Swedish language daily newspaper in Finland

Vasabladet (abbr. VBL) is a Swedish language regional daily newspaper in Ostrobothnia, Finland. In terms of circulation, it is the second largest Swedish newspaper in Finland, behind Hufvudstadsbladet.

==History and profile==
Vasabladet is the second oldest newspaper in Finland which is still in circulation (following Åbo Underrättelser), the first edition having been published on 7 May 1856. Until 1939, its name was Wasabladet, reflecting the old spelling of the Swedish name for Vaasa. Its headquarters is located in Vaasa (Vasa in Swedish).

Vasabladet is part of and is published by HSS Media. The paper is published six times per week. In May 2013, parts of the online news content were locked behind a hard paywall.

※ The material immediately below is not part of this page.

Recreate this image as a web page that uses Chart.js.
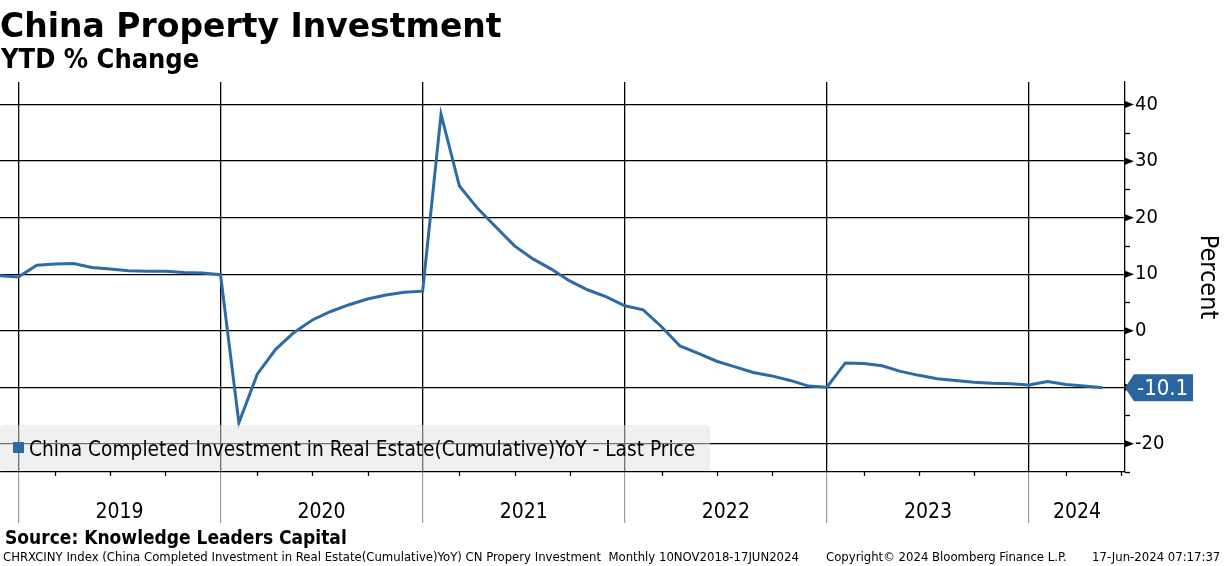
<!DOCTYPE html>
<html>
<head>
<meta charset="utf-8">
<script src="https://cdn.jsdelivr.net/npm/chart.js@4.4.1/dist/chart.umd.min.js"></script>
<style>
  body { margin: 0; background: #fff; }
  #wrap { position: relative; width: 1224px; height: 566px; overflow: hidden;
          font-family: "DejaVu Sans Condensed", "DejaVu Sans", sans-serif; color: #000; }
  #c { position: absolute; left: 0; top: 0; }
  .t { position: absolute; white-space: nowrap; line-height: 1; }
  #legend { position: absolute; left: 0; top: 425px; width: 710px; height: 46px;
            background: rgba(225, 225, 225, 0.5); border-radius: 4px; }
</style>
</head>
<body>
<div id="wrap">
  <canvas id="c" width="1224" height="566"></canvas>
  <div class="t" style="left:0;top:9px;font-size:33px;font-weight:bold;font-family:'DejaVu Sans',sans-serif">China Property Investment</div>
  <div class="t" style="left:1px;top:45px;font-size:27px;font-weight:bold">YTD % Change</div>
  <div id="legend"></div>
  <div class="t" style="left:13px;top:442px;width:11px;height:11px;background:#2d6ba7"></div>
  <div class="t" style="left:29px;top:439px;font-size:20.7px">China Completed Investment in Real Estate(Cumulative)YoY - Last Price</div>
  <div class="t" style="left:5px;top:528px;font-size:19px;font-weight:bold">Source: Knowledge Leaders Capital</div>
  <div class="t" style="left:3px;top:550px;font-size:13px">CHRXCINY Index (China Completed Investment in Real Estate(Cumulative)YoY) CN Propery Investment&nbsp; Monthly 10NOV2018-17JUN2024</div>
  <div class="t" style="left:826px;top:550px;font-size:13px">Copyright© 2024 Bloomberg Finance L.P.</div>
  <div class="t" style="left:1092px;top:550px;font-size:13px">17-Jun-2024 07:17:37</div>
</div>
<script>
// monthly releases (Jan-Feb reported together, so no January point)
const months = [
  "Nov 2018", "Dec 2018",
  "Feb 2019", "Mar 2019", "Apr 2019", "May 2019", "Jun 2019", "Jul 2019", "Aug 2019", "Sep 2019", "Oct 2019", "Nov 2019", "Dec 2019",
  "Feb 2020", "Mar 2020", "Apr 2020", "May 2020", "Jun 2020", "Jul 2020", "Aug 2020", "Sep 2020", "Oct 2020", "Nov 2020", "Dec 2020",
  "Feb 2021", "Mar 2021", "Apr 2021", "May 2021", "Jun 2021", "Jul 2021", "Aug 2021", "Sep 2021", "Oct 2021", "Nov 2021", "Dec 2021",
  "Feb 2022", "Mar 2022", "Apr 2022", "May 2022", "Jun 2022", "Jul 2022", "Aug 2022", "Sep 2022", "Oct 2022", "Nov 2022", "Dec 2022",
  "Feb 2023", "Mar 2023", "Apr 2023", "May 2023", "Jun 2023", "Jul 2023", "Aug 2023", "Sep 2023", "Oct 2023", "Nov 2023", "Dec 2023",
  "Feb 2024", "Mar 2024", "Apr 2024", "May 2024"
];
const values = [
  9.7, 9.5,
  11.6, 11.8, 11.9, 11.2, 10.9, 10.6, 10.5, 10.5, 10.3, 10.2, 9.9,
  -16.3, -7.7, -3.3, -0.3, 1.9, 3.4, 4.6, 5.6, 6.3, 6.8, 7.0,
  38.3, 25.6, 21.6, 18.3, 15.0, 12.7, 10.9, 8.8, 7.2, 6.0, 4.4,
  3.7, 0.7, -2.7, -4.0, -5.4, -6.4, -7.4, -8.0, -8.8, -9.8, -10.0,
  -5.7, -5.8, -6.2, -7.2, -7.9, -8.5, -8.8, -9.1, -9.3, -9.4, -9.6,
  -9.0, -9.5, -9.8, -10.1
];
const years = ["2019", "2020", "2021", "2022", "2023", "2024"];
const yTicks = [-20, -10, 0, 10, 20, 30, 40];
const yMinor = [-25, -15, -5, 5, 15, 25, 35];

const lineColor = "#2d6ba7";
const xMax = 61.22;

// year boundaries sit on the December point
const yearEnds = months.map((m, i) => m.startsWith("Dec") ? i : -1).filter(i => i >= 0);
const yearMids = yearEnds.map((e, i) => (e + (i + 1 < yearEnds.length ? yearEnds[i + 1] : xMax)) / 2);
// quarter ticks (Mar/Jun/Sep), plus Jun 2024 just past the last release
const quarterTicks = months.map((m, i) => /^(Mar|Jun|Sep)/.test(m) ? i : -1).filter(i => i >= 0).concat([months.length]);

Chart.defaults.font.family = '"DejaVu Sans Condensed", "DejaVu Sans", sans-serif';

const extras = {
  id: "extras",
  afterDraw(chart) {
    const { ctx, chartArea, scales } = chart;
    const y = scales.y, x = scales.x;
    ctx.save();
    // arrow heads on major ticks
    ctx.fillStyle = "#000";
    yTicks.forEach(v => {
      const py = y.getPixelForValue(v);
      ctx.beginPath();
      ctx.moveTo(chartArea.right, py - 3.5);
      ctx.lineTo(chartArea.right + 9, py);
      ctx.lineTo(chartArea.right, py + 3.5);
      ctx.closePath();
      ctx.fill();
    });
    // minor ticks
    ctx.strokeStyle = "#000";
    ctx.lineWidth = 1.3;
    yMinor.forEach(v => {
      const py = Math.round(y.getPixelForValue(v)) + 0.5;
      ctx.beginPath();
      ctx.moveTo(chartArea.right, py);
      ctx.lineTo(chartArea.right + 5, py);
      ctx.stroke();
    });
    quarterTicks.forEach(v => {
      const px = Math.round(x.getPixelForValue(v)) + 0.5;
      ctx.beginPath();
      ctx.moveTo(px, chartArea.bottom);
      ctx.lineTo(px, chartArea.bottom + 4);
      ctx.stroke();
    });
    // last price tag
    const last = values[values.length - 1];
    const py = y.getPixelForValue(last);
    const l = chartArea.right, w = 68, h = 27;
    ctx.fillStyle = "#2c64a0";
    ctx.beginPath();
    ctx.moveTo(l, py);
    ctx.lineTo(l + 9, py - h / 2);
    ctx.lineTo(l + w, py - h / 2);
    ctx.lineTo(l + w, py + h / 2);
    ctx.lineTo(l + 9, py + h / 2);
    ctx.closePath();
    ctx.fill();
    ctx.fillStyle = "#fff";
    ctx.font = '22px "DejaVu Sans Condensed", "DejaVu Sans", sans-serif';
    ctx.textAlign = "left";
    ctx.textBaseline = "middle";
    ctx.fillText(last.toFixed(1), l + 12, py + 1);
    ctx.restore();
  }
};

new Chart(document.getElementById("c"), {
  type: "line",
  data: {
    datasets: [{
      data: values.map((v, i) => ({ x: i, y: v })),
      borderColor: lineColor,
      borderWidth: 3,
      pointRadius: 0,
      tension: 0,
      fill: false
    }]
  },
  options: {
    responsive: false,
    animation: false,
    events: [],
    layout: { padding: { top: 82, left: 0, right: 0, bottom: 0 } },
    plugins: { legend: { display: false }, tooltip: { enabled: false } },
    scales: {
      x: {
        type: "linear", position: "bottom", min: 0, max: xMax,
        afterBuildTicks: s => { s.ticks = yearEnds.map(v => ({ value: v })); },
        afterFit: s => { s.height = 0; },
        ticks: { display: false },
        grid: { color: "#000", lineWidth: 1.3, drawTicks: true, tickLength: 51, tickColor: "#8c8c8c", tickWidth: 1 },
        border: { display: true, color: "#000", width: 1.3 }
      },
      x2: {
        type: "linear", position: "bottom", min: 0, max: xMax,
        afterBuildTicks: s => { s.ticks = yearMids.map(v => ({ value: v })); },
        afterFit: s => { s.height = 94; },
        ticks: { callback: (v, i) => years[i], font: { size: 21 }, color: "#000", padding: 28, autoSkip: false, maxRotation: 0 },
        grid: { display: false, drawTicks: false },
        border: { display: false }
      },
      y: {
        position: "right", min: -25, max: 44,
        afterBuildTicks: s => { s.ticks = yTicks.map(v => ({ value: v })); },
        afterFit: s => { s.width = 99; },
        ticks: { font: { size: 20 }, color: "#000", padding: 10 },
        grid: { color: "#000", lineWidth: 1.3, drawTicks: false },
        border: { display: true, color: "#000", width: 1.3 },
        title: { display: true, text: "Percent", font: { size: 25 }, color: "#000", padding: 2 }
      }
    }
  },
  plugins: [extras]
});
</script>
</body>
</html>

In 1989 Vasabladet sold 27,000 copies. In 2009 its circulation was 22,493 copies, most of which were sold in Vaasa and surrounding areas in Ostrobothnia. The circulation of the paper was 19,325 copies in 2013.

The newspaper is a member of MIDAS (European Association of Daily Newspapers in Minority and Regional Languages).